When the liner notes feature the artist thanking George McDonald and 'The Fabs' for inspiration and 'those great old records' you can narrow down the field a bit. Of course when you read down to the names Bernadette, Olivia, Alicia and Ian any fan of the musical movement that grew out of the Jesus People era have already figured out that we're talking about the great Phil Keaggy. Here we are, decades later – and a new release by the guitar master is still an event that excites Phil's fan-base everywhere.

The Cover of Love is both an inevitable and unusual addition to the artist's considerable catalog: inevitable because a 'love song' themed album just fits so well; unusual because many of the songs are, as the title implies, covers. Still, being the prolific writer that he is, Keaggy co-wrote four and claims sole-authorship on two of the twelve tracks.

Phil covers Brian Wilson and Mike Love (of The Beach Boys) on the iconic "Good Vibrations," the Moody Blues on Justin Hayward's "Voices in the Sky,"and Sir Paul himself on no less than two songs – the melodic "Somedays," and the spiritually-aware "Motor of Love." Of course it wouldn't be a Phil Keaggy album without homage to The Beatles – at least in spirit – and that's here on several delightful parts of the project. "I Want You, I Need You, I Love You," an early Elvis hit, sounds more like it came right off of Meet The Beatles, and "Where the Morning Dawns" closes the album in magnificent Beatle-esque glory, recalling "Strawberry Fields," "A Day in the Life," and "Penny Lane" all at the same time.

The Cover of Love opens with the energetic Badfinger-influenced sounds of "Between Wyomings," which features Phil's daughters Alicia and Olivia on background vocals and a wonderful Harrison-like guitar solo. Radio-ready, as the saying goes. The 2011 song is followed by "Good Vibrations," which was essentially recorded by Keaggy almost a decade earlier for the Making God Smile project. Several of the songs were done for earlier albums ("Motor of Love," for instance, was recorded in 2002) but Keaggy's artistic consistency, as well as his penchant for playing almost every instrument on a given track, allows for the spread of years between some of the recordings to happen without noticeable variation or dating.

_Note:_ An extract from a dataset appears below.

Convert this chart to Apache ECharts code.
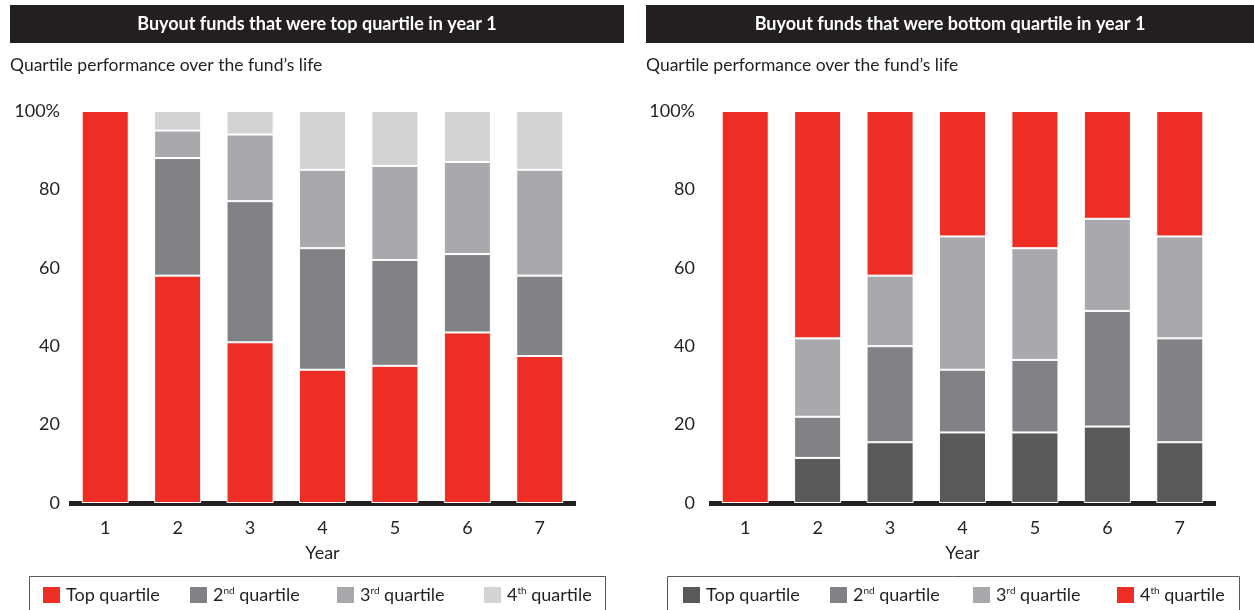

As just stated, the guitarist/singer often adds his own bass, keyboards and occasional drums to the songs, although there's some fine drum work scattered throughout the tracks by Steve Brewster, Ken Lewis, Jon Sexton, Mike Radovsky and, of course, John Sferra. For those that have been wondering what former Russ Taff side-man James Hollihan, Jr has been up to, here he is on trumpet and string arrangements on the final song.

Once again, Phil's in fine voice on lead vocals and smooth harmonies. Yes, there are some fine guitar solos ("Grow With Me") and some beautiful acoustic work ("Somedays"), but really, it's the love song that's the star of the show here. Is the collection missing anything? Well, I would have loved at least one standard along the lines of "My Funny Valentine," and I certainly was hoping for at least one of the two finest pop love songs I know: The Beatles' "Real Love," or Phil's own distant cousin to the same – the stunningly beautiful pop masterpiece, "Love is the Reason."

The Cover of Love leans more towards mellow pop than rock, and is infused with a sense of family, affection and, of course – love. ...and I think somebody once said all you need is love.

-Bert Saraco

Four and a half tocks.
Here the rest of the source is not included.